--- EXERCISE BRIEF ---
Give the data below again exactly as it stands. Omit the pictures.

--- INFORMATION SUPPLIED ---
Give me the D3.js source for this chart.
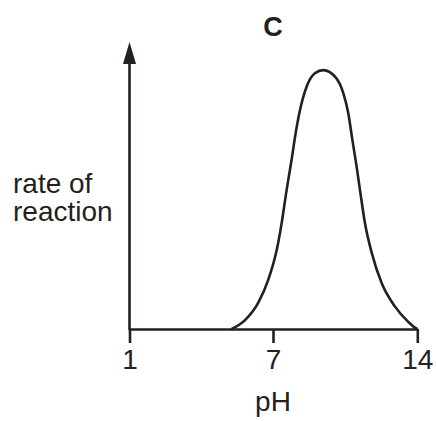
<!DOCTYPE html>
<meta charset="utf-8">
<script src="https://d3js.org/d3.v7.min.js"></script>
<style>
  body { margin: 0; background: #fff; }
  text { font-family: "Liberation Sans", Arial, sans-serif; fill: #231f20; }
</style>
<div class="chart"></div>
<script>
  const width = 436, height = 421;

  // pH ticks (axis is not linear: 7 sits in the middle)
  const tickValues = [1, 7, 14];
  const tickLabels = ["1", "7", "14"];

  // curve C (pH, rate in arbitrary units 0-10)
  const pH =   [5.27, 5.83, 6.38, 6.80, 7.18, 7.42, 7.66, 7.90, 8.10, 8.31, 8.63, 9.03, 9.44,
                10.01, 10.41, 10.65, 10.85, 11.06, 11.22, 11.46, 11.79, 12.27, 12.92, 13.56, 13.88, 14];
  const rate = [0, 0.31, 0.91, 1.71, 2.75, 3.69, 4.84, 5.89, 6.83, 7.63, 8.44, 8.91, 9.02,
                8.79, 8.22, 7.53, 6.59, 5.64, 4.84, 3.69, 2.65, 1.60, 0.78, 0.25, 0.05, 0];

  const ink = "#231f20";

  const svg = d3.select(".chart")
    .append("svg")
    .attr("width", width)
    .attr("height", height);

  const x = d3.scaleLinear()
    .domain(tickValues)
    .range([129.5, 273, 417.3]);

  const y = d3.scaleLinear()
    .domain([0, 10])
    .range([329, 42]);

  // title
  svg.append("text")
    .attr("x", x(7))
    .attr("y", 36)
    .attr("text-anchor", "middle")
    .style("font-size", "27px")
    .style("font-weight", "bold")
    .text("C");

  // x axis
  const xAxis = d3.axisBottom(x)
    .tickValues(tickValues)
    .tickFormat((d, i) => tickLabels[i])
    .tickSize(14)
    .tickSizeOuter(0)
    .tickPadding(6);

  const gx = svg.append("g")
    .attr("transform", `translate(0,${y(0)})`)
    .call(xAxis);
  gx.select(".domain").attr("stroke", ink).attr("stroke-width", 2.6);
  gx.selectAll(".tick line").attr("stroke", ink).attr("stroke-width", 2.6);
  gx.selectAll(".tick text")
    .attr("fill", ink)
    .style("font-family", '"Liberation Sans", Arial, sans-serif')
    .style("font-size", "28px");

  // y axis with arrow head
  svg.append("line")
    .attr("x1", x(1)).attr("x2", x(1))
    .attr("y1", y(0) + 1).attr("y2", y(10) + 20)
    .attr("stroke", ink)
    .attr("stroke-width", 2.6);

  svg.append("path")
    .attr("d", `M${x(1)},${y(10)} L${x(1) - 6.5},${y(10) + 22} L${x(1) + 6.5},${y(10) + 22} Z`)
    .attr("fill", ink);

  // axis labels
  const yl = svg.append("text")
    .attr("x", 13)
    .attr("y", 193)
    .style("font-size", "28px");
  yl.append("tspan").attr("x", 13).text("rate of");
  yl.append("tspan").attr("x", 13).attr("dy", 28).text("reaction");

  svg.append("text")
    .attr("x", x(7))
    .attr("y", 411)
    .attr("text-anchor", "middle")
    .style("font-size", "28px")
    .text("pH");

  // curve
  const pts = pH.map((d, i) => [d, rate[i]]);
  const line = d3.line()
    .x(d => x(d[0]))
    .y(d => y(d[1]))
    .curve(d3.curveMonotoneX);

  svg.append("path")
    .datum(pts)
    .attr("d", line)
    .attr("fill", "none")
    .attr("stroke", ink)
    .attr("stroke-width", 2.6);
</script>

--- SOLUTION TO THE EXERCISE ---
Give me the D3.js source for this chart.
<!DOCTYPE html>
<meta charset="utf-8">
<script src="https://d3js.org/d3.v7.min.js"></script>
<style>
  body { margin: 0; background: #fff; }
  text { font-family: "Liberation Sans", Arial, sans-serif; fill: #231f20; }
</style>
<div class="chart"></div>
<script>
  const width = 436, height = 421;

  // pH ticks (axis is not linear: 7 sits in the middle)
  const tickValues = [1, 7, 14];
  const tickLabels = ["1", "7", "14"];

  // curve C (pH, rate in arbitrary units 0-10)
  const pH =   [5.27, 5.83, 6.38, 6.80, 7.18, 7.42, 7.66, 7.90, 8.10, 8.31, 8.63, 9.03, 9.44,
                10.01, 10.41, 10.65, 10.85, 11.06, 11.22, 11.46, 11.79, 12.27, 12.92, 13.56, 13.88, 14];
  const rate = [0, 0.31, 0.91, 1.71, 2.75, 3.69, 4.84, 5.89, 6.83, 7.63, 8.44, 8.91, 9.02,
                8.79, 8.22, 7.53, 6.59, 5.64, 4.84, 3.69, 2.65, 1.60, 0.78, 0.25, 0.05, 0];

  const ink = "#231f20";

  const svg = d3.select(".chart")
    .append("svg")
    .attr("width", width)
    .attr("height", height);

  const x = d3.scaleLinear()
    .domain(tickValues)
    .range([129.5, 273, 417.3]);

  const y = d3.scaleLinear()
    .domain([0, 10])
    .range([329, 42]);

  // title
  svg.append("text")
    .attr("x", x(7))
    .attr("y", 36)
    .attr("text-anchor", "middle")
    .style("font-size", "27px")
    .style("font-weight", "bold")
    .text("C");

  // x axis
  const xAxis = d3.axisBottom(x)
    .tickValues(tickValues)
    .tickFormat((d, i) => tickLabels[i])
    .tickSize(14)
    .tickSizeOuter(0)
    .tickPadding(6);

  const gx = svg.append("g")
    .attr("transform", `translate(0,${y(0)})`)
    .call(xAxis);
  gx.select(".domain").attr("stroke", ink).attr("stroke-width", 2.6);
  gx.selectAll(".tick line").attr("stroke", ink).attr("stroke-width", 2.6);
  gx.selectAll(".tick text")
    .attr("fill", ink)
    .style("font-family", '"Liberation Sans", Arial, sans-serif')
    .style("font-size", "28px");

  // y axis with arrow head
  svg.append("line")
    .attr("x1", x(1)).attr("x2", x(1))
    .attr("y1", y(0) + 1).attr("y2", y(10) + 20)
    .attr("stroke", ink)
    .attr("stroke-width", 2.6);

  svg.append("path")
    .attr("d", `M${x(1)},${y(10)} L${x(1) - 6.5},${y(10) + 22} L${x(1) + 6.5},${y(10) + 22} Z`)
    .attr("fill", ink);

  // axis labels
  const yl = svg.append("text")
    .attr("x", 13)
    .attr("y", 193)
    .style("font-size", "28px");
  yl.append("tspan").attr("x", 13).text("rate of");
  yl.append("tspan").attr("x", 13).attr("dy", 28).text("reaction");

  svg.append("text")
    .attr("x", x(7))
    .attr("y", 411)
    .attr("text-anchor", "middle")
    .style("font-size", "28px")
    .text("pH");

  // curve
  const pts = pH.map((d, i) => [d, rate[i]]);
  const line = d3.line()
    .x(d => x(d[0]))
    .y(d => y(d[1]))
    .curve(d3.curveMonotoneX);

  svg.append("path")
    .datum(pts)
    .attr("d", line)
    .attr("fill", "none")
    .attr("stroke", ink)
    .attr("stroke-width", 2.6);
</script>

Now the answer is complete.